Pomegranates | |
Type: | Album |
Artist: | Nicolás Jaar |
Cover: | Pomegranates (album).jpg |
Released: | June 24, 2015 |
Genre: | Electronic, experimental |
Length: | 75:15 |
Label: | Other People |
Prev Title: | Space Is Only Noise |
Prev Year: | 2011 |
Next Title: | Sirens |
Next Year: | 2016 |
Pomegranates is a 2015 album by Chilean-American composer Nicolas Jaar, intended as an unofficial alternative soundtrack to the 1969 Soviet Armenian film The Colour of Pomegranates.[1] [2]
Pomengranates was produced as an unofficial alternative soundtrack to the 1969 Soviet Armenian film The Colour of Pomegranates, which was directed by Sergei Parajanov. Jaar first watched the film in 2015, at a friend's suggestion.[3] By this time, he had already composed some of the songs that would later appear on the album. In a note accompanying the released album, Jaar wrote that he was "dumbfounded" by his first viewing of the film:
"I felt the aesthetic made complete sense with the strange themes I had been obsessed with over the past couple of years... I was curious to see what my songs sounded like when synced with the images, which turned into a 2-day bender where I soundtracked the entire film, creating a weird collage of the ambient music I had made over the last 2 years."Jaar described the record as an "extremely personal" one, while also stating that, with Pomegranates, he had "failed at doing the kind of ambient record [he] really wanted to do."[4]
Mark Richardson, writing for Pitchfork, wrote that "there are long stretches, particularly in the early going, where it's more of a sound piece than what is usually described as 'music', but the album's second half contains some of Jaar's loveliest tunes."[2] Sasha Geffen, writing for Consequence of Sound, said that given its length, "Pomegranates doesn't always feel like an album or a soundtrack so much as it feels like an experiment in sculpting time."

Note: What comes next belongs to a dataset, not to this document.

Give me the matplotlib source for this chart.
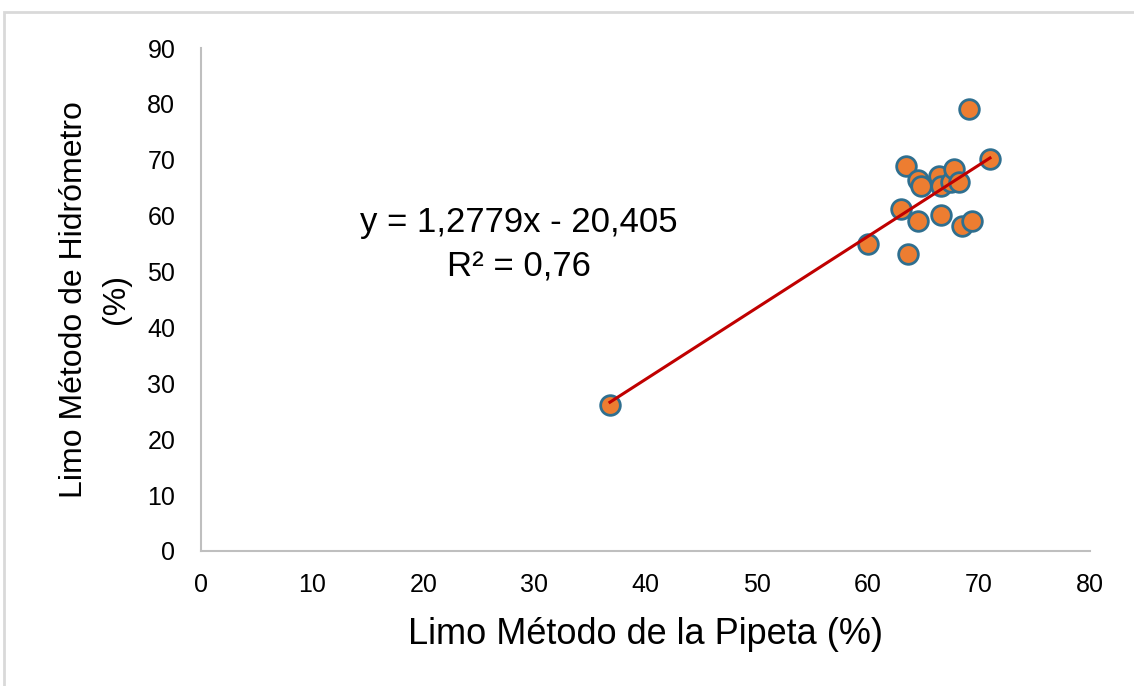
import matplotlib.pyplot as plt
import numpy as np
from matplotlib.patches import Rectangle

# Limo (%) por pipeta vs hidrómetro
pipeta = [36.8, 60.0, 63.0, 63.4, 63.6, 64.5, 64.5, 64.8, 66.4, 66.6, 66.6,
          67.5, 67.8, 68.2, 68.5, 69.15, 69.4, 71.0]
hidrometro = [26.1, 54.9, 61.2, 68.9, 53.1, 66.3, 59.0, 65.3, 67.1, 65.3, 60.1,
              66.0, 68.3, 66.1, 58.2, 79.0, 59.0, 70.1]

pendiente = 1.2779
intercepto = -20.405
r2 = 0.76

plt.rcParams['font.family'] = ['Liberation Sans', 'DejaVu Sans']

fig = plt.figure(figsize=(11.34, 6.86), dpi=100)
ax = fig.add_axes([201 / 1134, 1 - 551 / 686, (1090 - 201) / 1134, (551 - 48) / 686])

# marco gris de la imagen
fig.patches.append(Rectangle((4 / 1134, -0.1), 1.2, 1 - 12 / 686 + 0.1,
                             transform=fig.transFigure, fill=False,
                             edgecolor='#d9d9d9', linewidth=2))

xs = np.array([min(pipeta), max(pipeta)])
ax.plot(xs, pendiente * xs + intercepto, color='#c00000', linewidth=2.2, zorder=3)
ax.scatter(pipeta, hidrometro, s=200, facecolor='#ed7d31', edgecolor='#2f6f8f',
           linewidth=2, zorder=2)

ax.text(28.6, 54.8, f"y = {pendiente:.4f}x - {-intercepto:.3f}\nR² = {r2:.2f}".replace('.', ','),
        ha='center', va='center', fontsize=25, linespacing=1.45)

ax.set_xlim(0, 80)
ax.set_ylim(0, 90)
ax.set_xticks(range(0, 81, 10))
ax.set_yticks(range(0, 91, 10))
ax.tick_params(axis='x', length=0, labelsize=18, pad=16)
ax.tick_params(axis='y', length=0, labelsize=18, pad=18.5)
for s in ['top', 'right']:
    ax.spines[s].set_visible(False)
for s in ['left', 'bottom']:
    ax.spines[s].set_color('#bfbfbf')
    ax.spines[s].set_linewidth(1.5)

ax.set_xlabel("Limo Método de la Pipeta (%)", fontsize=26, labelpad=14)
ax.set_ylabel("Limo Método de Hidrómetro\n(%)", fontsize=23, labelpad=12, linespacing=1.5)

fig.savefig("out.png", dpi=100)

A screening of The Colour of Pomegranates featuring a live performance of Jaar's alternative soundtrack was originally advertised for 22 February 2017, at the Cinefamily in Los Angeles, California.[5] However, this performance was replaced with the film's original soundtrack, due to objections from the Parajanov-Vartanov Institute and The Film Foundation that the live performance would not present the film as Parajanov intended it.[6]